Amazon CEO Jeff Bezos
Amazon CEO Jeff Bezos
Amazon CEO Jeff Bezos
Matt Winkelmeyer/Getty Images for WIRED25

Amazon CEO Jeff Bezos isn’t just focused on selling you everything you’ve ever wanted, or on winning another Emmy.

Bezos, who also runs Blue Origin, a rocket company he called the “most important thing I’m working on,” is also focused on sending people into space on what he called a “tourism mission.”

Bezos wants to launch this mission next year.

“I’m hopeful that that will happen in 2019,” Bezos said Monday when he spoke at the Wired Summit in San Francisco. “I was hopeful it would happen in 2018. I keep telling the team it’s not a race. I want this to be the safest space vehicle in the history of space vehicles.”

Blue Origin’s New Shepard rocket has a capsule large enough to hold six “paying astronauts,” Bezos said, basically regular tourists with the ready cash for a round-trip ticket to space. (He didn’t say how much it will cost.) Bezos doesn’t even plan to have a Blue Origin employee in the capsule to supervise.

“They’ll have a day or two of training,” Bezos added. “I’m pushing for a day.
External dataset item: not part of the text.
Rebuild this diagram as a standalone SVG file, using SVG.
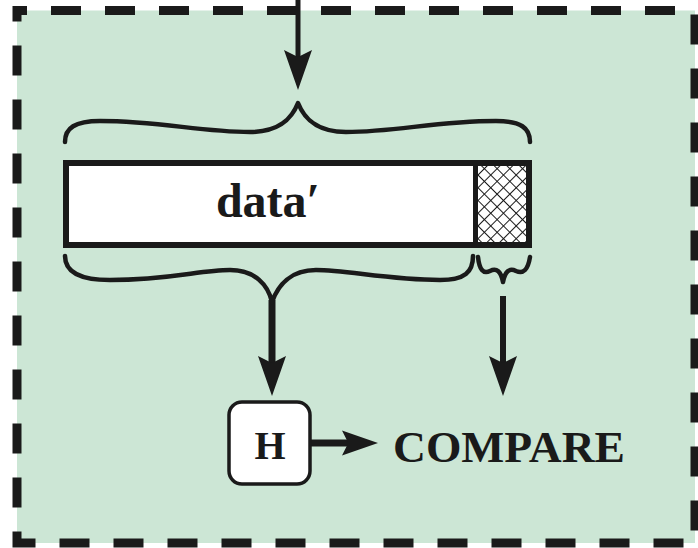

I don’t think you need two days of training for this.”

It’s an ambitious goal. Rival rocket company SpaceX, run by billionaire Elon Musk, hopes to send a man to the moon by 2023.

Blue Origin isn’t just focused on sending tourists to space. The company also has a new defense contract with the U.S. government to create rockets for satellite launches.

“If big tech companies are going to turn their back on the U.S. Department of Defense, this country is going to be in trouble,” Bezos said. “I know everybody is very conflicted about the current politics in this country. This country is a gem. It is amazing. It’s the best place in the world. It’s the place where people want to come.

“There aren’t other countries where everybody’s trying to get in. I’d let ‘em in if it were up to me. I like ‘em. I want all of them.”